The University of Indianapolis celebrated one of my favorite traditions again this year, remembered fondly by many alumni: the annual Celebration of the Flags. For the first time, the ceremony was held outside, on Smith Mall. It was a glorious fall day, with scores of colorful flags waving against a clear blue sky. The campus has never looked prettier.
We’ve made it a practice for more than two decades now to set aside an afternoon to honor our diverse cultures with the procession of flags, a sampling of international foods, and activities that help us learn a bit more about those qualities that make us unique—and those that bind us together.

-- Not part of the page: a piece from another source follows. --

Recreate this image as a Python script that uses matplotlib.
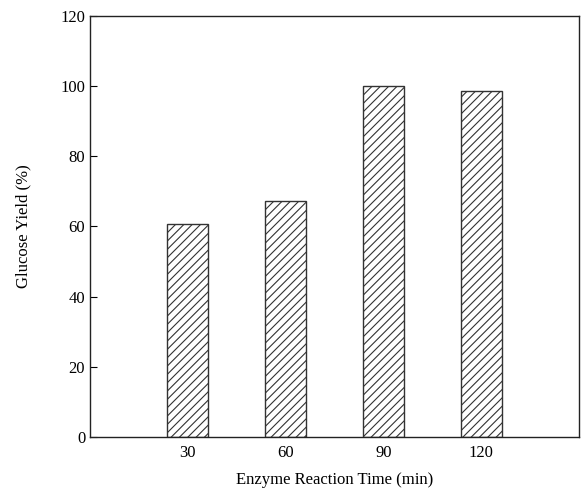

With so much of the nation’s attention focused on the factors that differentiate and divide us, our flag celebration had added significance for me this year. We’ve become a very partisan, opinionated nation. Media attention is so focused on our differences and disagreements that I fear we are losing sight of the human qualities we share, regardless of race, gender, politics, religion or nationality.
For some reason, the qualities we have in common—whether we hail from Indiana or Iraq, Kentucky or Kenya—are too often drowned out by the strident voices of the few who are bent on dividing us by emphasizing our differences. Civil discourse is too often replaced by uncivil shouting matches.
By design, college is a time for students to broaden their horizons through exposure to diverse viewpoints, thoughtful research, and well-informed debate. At UIndy, where so many nationalities and faiths are represented, we have always been deliberate about hospitality and civility. It is part and parcel of our United Methodist heritage and our mission as a university, where respect and rational discussion should go hand in hand. We are eager to embrace each opportunity to affirm those values. We appreciate and celebrate our diversity, recognizing that we are more alike than different.
As you well know, this is a warm, welcoming place. I hope you’ll join us again soon for one of our many cultural or athletic events in the new year—and celebrate with us some of the many qualities we have in common.